(Records with drawing code)

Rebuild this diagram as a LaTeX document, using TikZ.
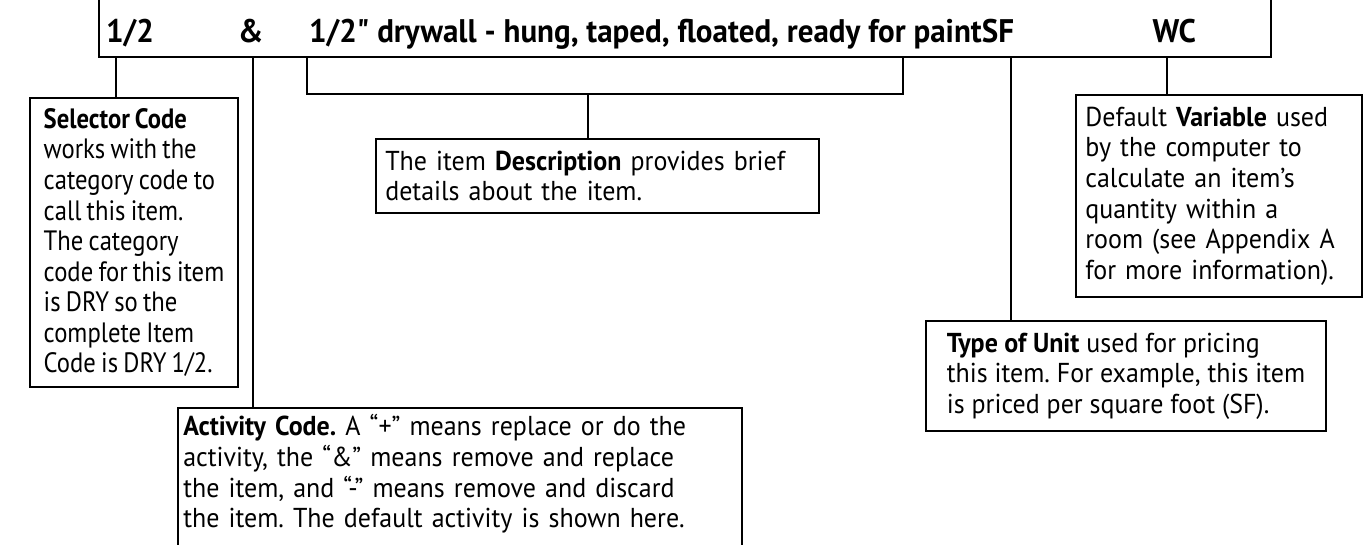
\documentclass[tikz,border=0pt]{standalone}
\usepackage{fontspec}
\setmainfont{PT Sans}
\newfontfamily\bodyfont[FakeStretch=0.95,WordSpace=0.85]{PT Sans}
\newfontfamily\narrowfont[FakeStretch=0.88,WordSpace=0.8]{PT Sans}
\newfontfamily\barfont[FakeStretch=0.95]{PT Sans}
\usetikzlibrary{positioning}
\frenchspacing

\begin{document}
\begin{tikzpicture}[x=0.75pt,y=-0.75pt,line width=1.6pt,
	box/.style={draw,anchor=north west,align=left,outer sep=0pt,inner xsep=6pt,inner ysep=0pt,
		font=\bodyfont\fontsize{20.5}{23}\selectfont},
	code/.style={anchor=base west,inner sep=0pt,font=\barfont\bfseries\fontsize{24.5}{28}\selectfont}]
\useasboundingbox (0,0) rectangle (1371,545);
% the item line
\node[draw,anchor=south west,outer sep=0pt,minimum width=879pt,minimum height=60pt] (bar) at (99,57) {};
\node[code] (selcode) at (105,43) {1/2};
\node[code] (actcode) at (237,43) {\&};
\node[code] (desccode) at (308,43) {1/2" drywall - hung, taped, floated, ready for paintSF};
\node[code,anchor=base east] (varcode) at (1197,43) {WC};
% where the leads leave the line
\coordinate (selpt) at (116,57);
\coordinate (actpt) at (253,57);
\coordinate (dleft) at (307,57);
\coordinate (dright) at (903,57);
\coordinate (dmid) at (588,94);
\coordinate (unitpt) at (1011,57);
\coordinate (varpt) at (1167,57);
% the notes
\node[box,anchor=north east,inner xsep=5pt,minimum width=156pt,minimum height=216.75pt,
	font=\narrowfont\fontsize{21}{22.9}\selectfont] (selbox) at (238,98)
	{\textbf{Selector Code}\\works with the\\category code to\\call this item.\\The category\\code for this item\\is DRY so the\\complete Item\\Code is DRY 1/2.};
\node[box,inner xsep=7pt,text width=318.5pt,minimum height=55.5pt] (descbox) at (376,139)
	{The item \textbf{Description} provides brief\\details about the item.};
\node[box,inner xsep=7pt,text width=200.5pt,minimum height=151.5pt] (varbox) at (1076,95)
	{Default \textbf{Variable} used\\by the computer to\\calculate an item’s\\quantity within a\\room (see Appendix A\\for more information).};
\node[box,inner xsep=8pt,minimum width=300pt,minimum height=82.5pt] (unitbox) at (926,321)
	{\textbf{Type of Unit} used for pricing\\this item. For example, this item\\is priced per square foot (SF).};
\node[box,draw=none,inner xsep=4pt,inner ysep=5pt,text width=415pt] (actbox) at (178,408)
	{\textbf{Activity Code.} A “+” means replace or do the\\activity, the “\&” means remove and replace\\the item, and “-” means remove and discard\\the item. The default activity is shown here.};
\draw ([yshift=-30pt]actbox.south west) -- (actbox.north west) -- (actbox.north east) -- ([yshift=-30pt]actbox.south east);
% leads
\draw (selpt) -- (selpt |- selbox.north);
\draw (actpt) -- (actpt |- actbox.north);
\draw (dleft) |- (dmid) -| (dright);
\draw (dmid) -- (dmid |- descbox.north);
\draw (unitpt) -- (unitpt |- unitbox.north);
\draw (varpt) -- (varpt |- varbox.north);
\end{tikzpicture}
\end{document}
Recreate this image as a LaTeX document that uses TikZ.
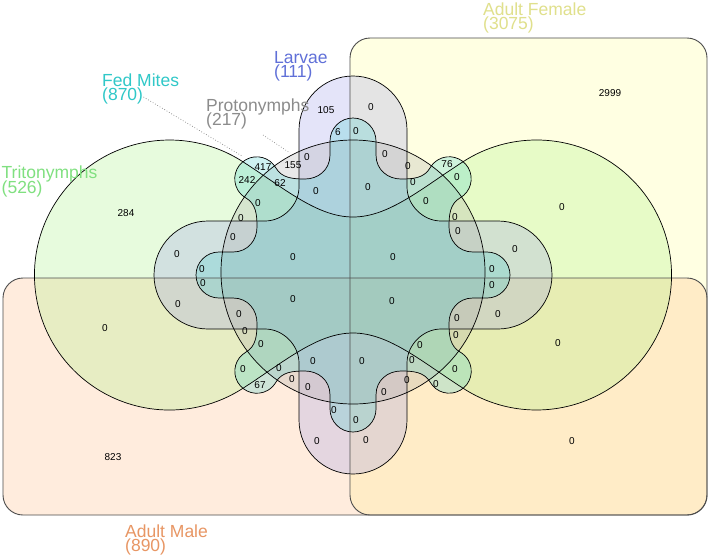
\documentclass[tikz,border=0pt]{standalone}
\usepackage{fontspec}
\setmainfont{Liberation Sans}
\definecolor{cAF}{RGB}{255,255,140}
\definecolor{cAM}{RGB}{255,180,120}
\definecolor{cTR}{RGB}{160,240,120}
\definecolor{cLA}{RGB}{150,150,235}
\definecolor{cPR}{RGB}{165,165,165}
\definecolor{cFM}{RGB}{60,205,205}
\definecolor{tAF}{RGB}{224,224,140}
\definecolor{tAM}{RGB}{232,150,100}
\definecolor{tTR}{RGB}{128,224,128}
\definecolor{tLA}{RGB}{96,112,216}
\definecolor{tPR}{RGB}{140,140,140}
\definecolor{tFM}{RGB}{48,200,200}
\newcommand{\twolines}[2]{\vtop{\baselineskip=14.8pt\lineskiplimit=-100pt\hbox{#1}\hbox{#2}}}
\begin{document}
\begin{tikzpicture}[x=1pt,y=1pt,
  setfill/.style={fill opacity=0.25},
  outline/.style={draw=black, line width=0.7pt},
  rectline/.style={draw=black!70, line width=0.9pt, rounded corners=20pt},
  num/.style={font=\fontsize{10}{10}\selectfont, inner sep=0pt, text=black},
  lab/.style={font=\fontsize{17.5}{15}\selectfont, anchor=base west, inner sep=0pt},
  leader/.style={draw=gray, dotted, line width=0.7pt}]
\useasboundingbox (0,0) rectangle (709,-558);
\fill[white] (0,0) rectangle (709,-558);

\def\trito{(0,58) .. controls (-36,58) and (-68.7,86.75) .. (-110.8,113.7)
  arc[start angle=57.4, end angle=302.6, radius=135]
  .. controls (-68.7,-86.75) and (-36,-58) .. (0,-58)
  .. controls (36,-58) and (68.7,-86.75) .. (110.8,-113.7)
  arc[start angle=-122.6, end angle=122.6, radius=135]
  .. controls (68.7,86.75) and (36,58) .. (0,58) -- cycle}
\def\larvae{(0,199) \foreach \a in {0,90,180,270} {{[rotate=\a]
  .. controls (-29.8,199) and (-54,174.8) .. (-54,145) -- (-54,88)
  .. controls (-54,70) and (-70,54) .. (-88,54) -- (-145,54)
  .. controls (-174.8,54) and (-199,29.8) .. (-199,0)}} -- cycle}
\def\fedm{(0,157) \foreach \a in {0,90,180,270} {{[rotate=\a]
  .. controls (-12.7,157) and (-23,146.7) .. (-23,134) -- (-23,120)
  .. controls (-23,105) and (-35,96) .. (-48,96)
  .. controls (-60,96) and (-71.2,96.8) .. (-77.2,107.2)
  arc[start angle=30, end angle=240, radius=22]
  .. controls (-96.8,71.2) and (-96,60) .. (-96,48)
  .. controls (-96,35) and (-105,23) .. (-120,23) -- (-134,23)
  .. controls (-146.7,23) and (-157,12.7) .. (-157,0)}} -- cycle}
\def\proto{(0,3) circle[radius=132]}

% fills
\fill[cAF, setfill, rounded corners=20pt] (350,-38) rectangle (707,-515);
\fill[cAM, setfill, rounded corners=20pt] (3,-278) rectangle (707,-515);
\begin{scope}[shift={(353,-275)}]
  \fill[cTR, setfill] \trito;
  \fill[cLA, setfill] \larvae;
  \fill[cPR, setfill] \proto;
  \fill[cFM, setfill] \fedm;
\end{scope}

% outlines
\draw[rectline] (350,-38) rectangle (707,-515);
\draw[rectline] (3,-278) rectangle (707,-515);
\begin{scope}[shift={(353,-275)}]
  \draw[outline] \trito;
  \draw[outline] \larvae;
  \draw[outline] \proto;
  \draw[outline] \fedm;
\end{scope}

% labels
\node[lab, text=tAF] (lAF) at (483,-15) {\twolines{Adult Female}{(3075)}};
\node[lab, text=tLA] (lLA) at (274,-63) {\twolines{Larvae}{(111)}};
\node[lab, text=tFM] (lFM) at (102,-86) {\twolines{Fed Mites}{(870)}};
\node[lab, text=tPR] (lPR) at (206,-111) {\twolines{Protonymphs}{(217)}};
\node[lab, text=tTR] (lTR) at (1.5,-178.5) {\twolines{Tritonymphs}{(526)}};
\node[lab, text=tAM] (lAM) at (125,-537) {\twolines{Adult Male}{(890)}};

\coordinate (fmA) at (143.5,-97);
\coordinate (fmB) at (242,-156);
\coordinate (prA) at (263,-135);
\coordinate (prB) at (290,-153);
\draw[leader] (fmA) -- (fmB);
\draw[leader] (prA) -- (prB);

% region counts
\foreach \x/\y/\t [count=\i] in {326/110/105, 338/132/6, 263/167/417, 293/165/155,
  247/180/242, 280/183/62, 126/213/284, 610/93/2999, 447/164/76, 260/385/67, 113/457/823,
  356/131/0, 371/107/0, 307/157/0, 316/191/0, 258/203/0, 241/218/0, 233/237/0, 177/254/0,
  293/257/0, 202/269/0, 385/154/0, 408/166/0, 413/182/0, 457/177/0, 368/187/0, 426/201/0,
  562/207/0, 455/217/0, 458/231/0, 515/249/0, 393/257/0, 492/269/0, 203/283/0, 178/304/0,
  293/299/0, 105/328/0, 239/314/0, 245/331/0, 261/344/0, 243/369/0, 279/368/0, 313/361/0,
  292/379/0, 308/387/0, 334/410/0, 356/420/0, 317/441/0, 492/285/0, 392/301/0, 498/314/0,
  457/318/0, 456/335/0, 558/343/0, 420/345/0, 362/361/0, 412/360/0, 455/369/0, 407/380/0,
  436/384/0, 384/392/0, 366/440/0, 572/441/0}
  \node[num] (n\i) at (\x,-\y) {\t};
\end{tikzpicture}
\end{document}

→ **THE PROBLEM**: Gather from the data above every line with the string "LaTeX".

→ **REPLY**:
Rebuild this diagram as a LaTeX document, using TikZ.
Recreate this image as a LaTeX document that uses TikZ.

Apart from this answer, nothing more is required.